To the Editor: The time is overdue for Canada to articulate a national security strategy which sets out our core national values and interests, identifies the main dangers we face, and outlines the measures we must take to protect Canadians and their

To the Editor:

The time is overdue for Canada to articulate a national security strategy which sets out our core national values and interests, identifies the main dangers we face, and outlines the measures we must take to protect Canadians and their way of life.

While the government is busily working on a host of security and defence issues, the various departments and agencies responsible for security lack an overall strategy to ensure they work together.

Our main allies, on the other hand, have developed national security strategies which are updated regularly to explain the dangers they have to deal with and the policies they are pursuing.

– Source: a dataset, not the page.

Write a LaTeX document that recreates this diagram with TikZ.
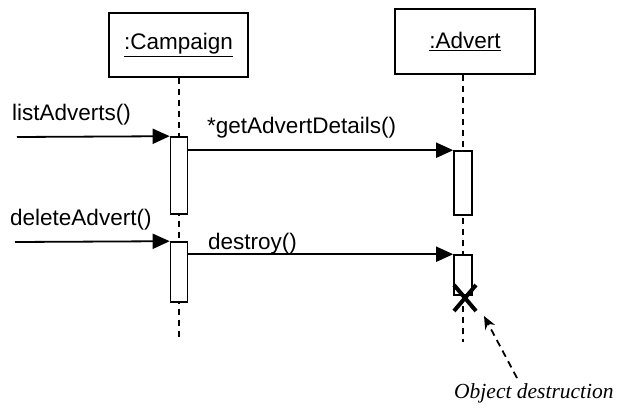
\documentclass[tikz,border=0pt]{standalone}
\usepackage{fontspec}
\setmainfont{Liberation Sans}
\newfontfamily\notefont{Liberation Serif}
\usepackage{tikz}
\usetikzlibrary{arrows.meta, positioning, calc}

\begin{document}
\begin{tikzpicture}[x=1pt,y=-1pt,
      font=\fontsize{22.5}{26}\selectfont,
      objbox/.style={draw,line width=1.8pt,minimum width=139pt,minimum height=64pt},
      actbox/.style={draw,fill=white,line width=1.6pt,minimum width=17pt,inner sep=0pt},
      lifeline/.style={line width=1.8pt,dash pattern=on 6pt off 5pt},
      msg/.style={line width=1.8pt,-{Triangle[length=17pt,width=15pt]}},
      msglabel/.style={anchor=base west,inner sep=0pt}]
    \useasboundingbox (0,0) rectangle (620,409);
    % objects
    \node[objbox] (camp) at (178.5,45) {\underline{:Campaign}};
    \node[objbox,minimum width=140pt,minimum height=65pt] (adv) at (465,41.5) {\underline{:Advert}};
    % lifelines
    \coordinate (campend) at (179,340);
    \coordinate (advend) at (463,342);
    \draw[lifeline] (camp.south -| campend) -- (campend);
    \draw[lifeline] (adv.south -| advend) -- (advend);
    % activations
    \node[actbox,minimum height=77pt] (ca1) at (179,175.5) {};
    \node[actbox,minimum height=60pt] (ca2) at (179,272) {};
    \node[actbox,minimum width=18pt,minimum height=64pt] (aa1) at (463,183) {};
    \node[actbox,minimum width=18pt,minimum height=40pt] (aa2) at (463,275) {};
    % messages
    \coordinate (in1) at (17,137);
    \coordinate (in2) at (15,242);
    \draw[msg] (in1) -- (ca1.north west);
    \draw[msg] (ca1.east |- aa1.north west) -- (aa1.north west);
    \draw[msg] (in2) -- (ca2.north west);
    \draw[msg] (ca2.east |- aa2.north west) -- (aa2.north west);
    \node[msglabel] (l1) at (12,120) {listAdverts()};
    \node[msglabel] (l2) at (207,133) {*getAdvertDetails()};
    \node[msglabel] (l3) at (10,225) {deleteAdvert()};
    \node[msglabel] (l4) at (208,249) {destroy()};
    % destruction
    \coordinate (xc) at (465,298);
    \draw[line width=4pt] ($(xc)+(-11,-13)$) -- ($(xc)+(11,13)$)
                          ($(xc)+(11,-13)$) -- ($(xc)+(-11,13)$);
    \node[msglabel,font=\notefont\itshape\fontsize{21.5}{25}\selectfont] (note) at (454,398) {Object destruction};
    \draw[line width=1.8pt,dash pattern=on 7pt off 5pt,-{Stealth[length=13pt,width=11pt]}]
      (517,378) -- (484,316);
  \end{tikzpicture}
\end{document}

In Lisbon last week, NATO approved a new Strategic Concept to guide its future political and military operations.

Canadians do not seem to have much of an appreciation of the kinds of dangers they face in today's world. Their sense of security and detachment, bred from the end of the Cold War, has even survived the trauma of 9/11. Today they are preoccupied by the personal inconveniences of airport inspections. They need also to consider the much larger effort required to keep Canadians safe.

Canadians who travel abroad well know what distinguishes life in their own country - individual freedom, democracy, the rule of law, social justice, and economic opportunity. These are what need to be protected.

The three most important dangers Canada faces are physical attack or coercion, internal subversion, and an erosion of the beliefs and practices that give Canada its special character. The dangers arise from unbridled extremism, improperly regulated immigration, and friction due to resource scarcity. Like other democratic societies, we face enemies willing and able to use both traditional and irregular warfare against us, to borrow advanced technology to strike at us, and to employ any physical or psychological means available to convince the unwary among us that we need take no special measures to protect our citizens and way of life.

To respond effectively, a Canadian national security strategy must combine a home game and an away game, and should aim to achieve at least five objectives:

1) to reduce Canadian vulnerabilities by ensuring there is anti-terrorist legislation for the long run and by protecting immigrant communities from intimidation or recruitment by militants. We also need to protect our complex, critical and widely dispersed infrastructure.

2) to create layered defences through better surveillance of our enormous land mass, coastal waters and ports. The time has also come for Canada to establish its own foreign intelligence service and not rely on others for the information we need to protect ourselves.

We should work with the Americans on a common security perimeter to defend the continent, rather than putting so much effort into defending ourselves from each other. And we need to join someone's missile defence system - either the U.S. one we rejected so thoughtlessly a few years ago or the NATO one approved last week.

3) we should take the initiative against threats abroad through greater diplomatic involvement on international issues that engage Canada's security interests. After the enormous sacrifices made in Afghanistan, let us not now allow our armed forces to atrophy again. If Canadians are serious about their security, they will retain a serious capacity to intervene militarily abroad when the situation demands it. The Responsibility to Protect is just hot air without a capacity to intervene, i.e. R2P = C2I.

4) we need to address the factors that nourish security threats. The Islamist political program will not be defeated unless we work with Muslim communities to undermine support for radicals and with other democratic states to disrupt and defeat the terrorist networks. Mean-while, precious little of our $3.5 billion international aid budget is being spent helping the fragile and failed states which are incubating the security problems of the future.

5) and lastly, we should consider how to modernize the international security architecture. The UN needs real reform or risks collapsing from costly irrelevance. Taxpayers have alternatives - NATO is demonstrating remarkable competency in doing what the UN is supposed to do, and regional organizations are showing signs they can take on security tasks in their own neighbourhoods.

International law needs to be updated to reflect the realities of the war against terror, especially regarding intervention and the treatment of terrorist prisoners.

Achieving these objectives will be a challenge. But Canadians have always risen to the challenge once the stakes have been explained. In the dangerous world in which we live, it's time to think systematically about Canadian values and interests, security threats, and a national strategy for keeping Canadians safe.

Paul Chapinl, Macdonald-Laurier Institute.